Today as I'm heading toward the bathroom in the HFAC a girl stops me.
"I bet you get this all the time, but you look just like Julie Andrews."
"...No, I don't actually, but... uh, thanks. Like, Sound of Music Julie Andrews?"
"Yeah, with the short hair and her bright blue eyes. . . I can't even think of another movie she's in right now."

I'm not sure what to think, but I'll confess I briefly considered growing my hair. ( I think Mike Alger also said something about me looking like Julie once... that makes 2...)

9.08.2008

big decision.

fall/spring

winter/summer

speak now or forever hold your peace.

9.05.2008

food.

Last night I followed Mark into his garden with bare feet. We picked enormous tomatoes and handfuls of fresh basil and he used them for dinner. It seemed divine. I ate to absolute capacity.

I don't like to cook, in and of itself, but I love feeding other people.

Preparing food for yourself simply doesn't seem worth it to me. I lost 7 lbs. during the 2 weeks that my parents were gone on vacation. It didn't even occur to me that I should eat.

Conversely, I have been in close relationships with people who intrinsically love food, and have gained as much as 20 lbs. over time. (Maybe it's due to the better judgment of my sub-conscious that I've typically crushed on fairly skinny guys.)

Cooking a meal for someone you care about demonstrates profound love with exquisite simplicity. Especially if it's on a regular basis. My mom has 2 meals for me packed and ready to go by 5:50 every morning. When I arrive back at home by 9 or 10 p.m. there is almost always something simmering on the stove top. I cannot conceive of a way that she could better demonstrate her love. To prepare a meal for someone means that you've thoughtfully considered them. You've expressed concern that they may be hungry and you've taken their preferences into account. Then you spend time, effort, and creativity in order to serve their needs. And you make yourself vulnerable. All of your work could be rejected at first bite.

I could never be a vegetarian, vegan, or even a picky eater, because it would mean turning away someone's else's effort and generosity.

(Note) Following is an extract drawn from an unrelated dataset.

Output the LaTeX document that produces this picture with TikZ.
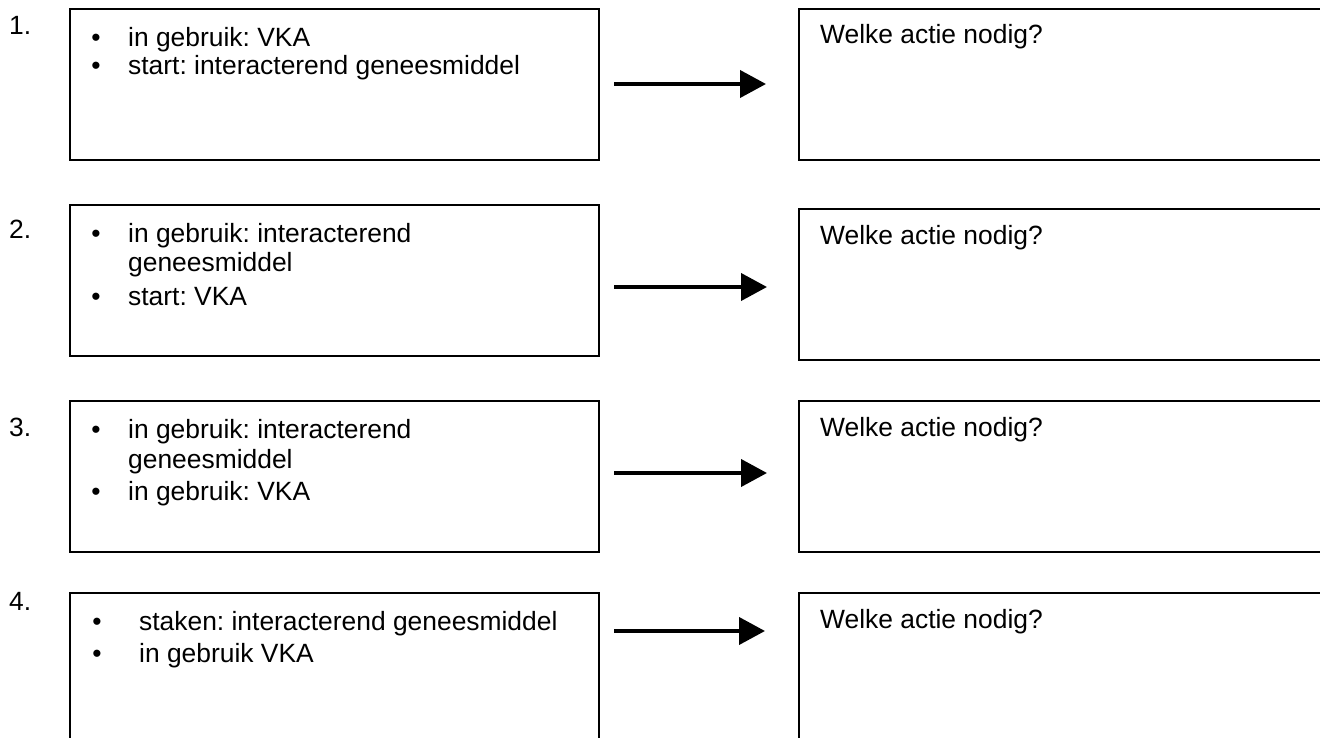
\documentclass[tikz,border=0pt]{standalone}
\usepackage{fontspec}
\setmainfont{Liberation Sans}
\usetikzlibrary{arrows.meta}
\frenchspacing
\begin{document}
\begin{tikzpicture}[x=1pt,y=-1pt,
  box/.style={draw=black, line width=1.9pt, inner sep=0pt, outer sep=0pt, anchor=north west},
  lbox/.style={box, minimum width=529pt, minimum height=151pt},
  rbox/.style={box, minimum width=600pt, minimum height=151pt},
  txt/.style={inner sep=0pt, font=\fontsize{26.4}{30}\selectfont, anchor=base west},
  bul/.style={inner sep=0pt, font=\fontsize{26.4}{30}\selectfont, anchor=base},
  arr/.style={line width=4pt, -{Triangle[length=26pt,width=27pt]}}]
\useasboundingbox (0,0) rectangle (1320,738);
\clip (0,0) rectangle (1320,738);

% boxes
\node[lbox] (L1) at (70,9) {};
\node[rbox] (R1) at (799,9) {};
\node[lbox] (L2) at (70,205) {};
\node[rbox] (R2) at (799,209) {};
\node[lbox] (L3) at (70,401) {};
\node[rbox] (R3) at (799,401) {};
\node[lbox, minimum height=200pt] (L4) at (70,593) {};
\node[rbox, minimum height=200pt] (R4) at (799,593) {};

% numbers
\node[txt] (n1) at (9,35) {1.};
\node[txt] (n2) at (9,239) {2.};
\node[txt] (n3) at (9,436) {3.};
\node[txt] (n4) at (9,610) {4.};

% row 1
\node[bul] (b1a) at (96,47) {•};
\node[txt] (t1a) at (128,47) {in gebruik: VKA};
\node[bul] (b1b) at (96,75) {•};
\node[txt] (t1b) at (128,75) {start: interacterend geneesmiddel};

% row 2
\node[bul] (b2a) at (96,243) {•};
\node[txt] (t2a) at (128,243) {in gebruik: interacterend};
\node[txt] (t2b) at (128,272) {geneesmiddel};
\node[bul] (b2c) at (96,305) {•};
\node[txt] (t2c) at (128,305) {start: VKA};

% row 3
\node[bul] (b3a) at (96,438) {•};
\node[txt] (t3a) at (128,438) {in gebruik: interacterend};
\node[txt] (t3b) at (128,468) {geneesmiddel};
\node[bul] (b3c) at (96,500) {•};
\node[txt] (t3c) at (128,500) {in gebruik: VKA};

% row 4
\node[bul] (b4a) at (97,630) {•};
\node[txt] (t4a) at (139,630) {staken: interacterend geneesmiddel};
\node[bul] (b4b) at (97,662) {•};
\node[txt] (t4b) at (139,662) {in gebruik VKA};

% right texts
\node[txt] (w1) at (820,44) {Welke actie nodig?};
\node[txt] (w2) at (820,244) {Welke actie nodig?};
\node[txt] (w3) at (820,436) {Welke actie nodig?};
\node[txt] (w4) at (820,628) {Welke actie nodig?};

% arrows
\coordinate (a1s) at (614,84);  \coordinate (a1e) at (766,84);
\coordinate (a2s) at (614,287); \coordinate (a2e) at (767,287);
\coordinate (a3s) at (614,473); \coordinate (a3e) at (767,473);
\coordinate (a4s) at (614,631); \coordinate (a4e) at (765,631);
\draw[arr] (a1s) -- (a1e);
\draw[arr] (a2s) -- (a2e);
\draw[arr] (a3s) -- (a3e);
\draw[arr] (a4s) -- (a4e);
\end{tikzpicture}
\end{document}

When I was in charge of cooking, I became a health food freak. I eliminated all food items containing corn syrup and started buying organic. Sugar was substituted with agave nectar and I gladly paid $6 for raw milk. It made so much sense to me because it seemed in the best interest of those I was feeding.

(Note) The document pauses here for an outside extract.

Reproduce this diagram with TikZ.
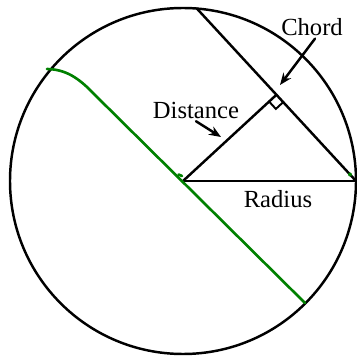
\documentclass[tikz,border=0pt]{standalone}
\usepackage{fontspec}
\setmainfont{Liberation Serif}
\usepackage{tikz}
\usetikzlibrary{arrows.meta,calc}

\begin{document}
\begin{tikzpicture}[>={Stealth[length=2.4mm,width=1.9mm]},line cap=round,line width=1.4pt,
  lbl/.style={font=\fontsize{14}{16}\selectfont,inner sep=1pt},
  pen/.style={green!50!black,line width=1.5pt}]
\useasboundingbox (0,0) rectangle (7.12,7.16);
\coordinate (O) at (3.66,3.54);
\coordinate (A) at ($(O)+(85.4:3.46)$);
\coordinate (B) at ($(O)+(0:3.46)$);
\coordinate (M) at ($(A)!0.5!(B)$);
\draw (O) circle (3.46);
\draw (A) -- (B);
\draw (O) -- (B);
\draw (O) -- (M);
% right angle
\draw[line width=1.1pt] (M) ++(222.7:0.2) -- ++(-47.3:0.2) -- ++(42.7:0.2);
% green stroke
\draw[pen] (0.94,5.78) .. controls (1.3,5.77) and (1.55,5.63) .. (1.9,5.26) -- (6.10,1.10);
\draw[pen] (3.57,3.67) -- (3.64,3.64);
\fill[green!50!black] (7.0,3.67) circle (0.04);
% labels
\node[lbl] (chordlbl) at (6.24,6.62) {Chord};
\node[lbl] (distlbl) at (3.92,4.96) {Distance};
\node[lbl] (radlbl) at (5.56,3.18) {Radius};
\coordinate (ct) at (5.60,5.46);
\coordinate (dt) at (4.42,4.42);
\draw[->] (chordlbl.south) ++(0.06,0) -- (ct);
\draw[->] (distlbl.south) -- (dt);
\end{tikzpicture}
\end{document}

Thanks mom, lunch was good today.
Thanks for feeding me in Rochester, Miriam.
Thanks for the amazing meal last night, Mark.
Thanks to everyone else who has ever bothered to feed me.

9.02.2008

b y u.














I'll confess that BYU campus is one of my favorite places to compose blog entries. I got out of my Spanish class 45 minutes early and I headed straight to the library because I've been thinking about blogging all day.

I feel like someone should've warned me that my Spanish 101 class was going to be taught in all Spanish. Scary.

At least I have been warned multiple times about how crowded it is during fall/winter semesters. I felt like a worker bee navigating my tasks among the maze of all the other worker bees as I attempted to purchase my text books at the bookstore. Shoulder to shoulder book buying.

And at least Hilary warned me that there are 2/3 more girls here than boys. Maybe my experience at BYU will teach me to have plethoras of healthy relationships with girls. Maybe I'll finally learn to be more comfortable with my own kind. I hope so. Truly I do.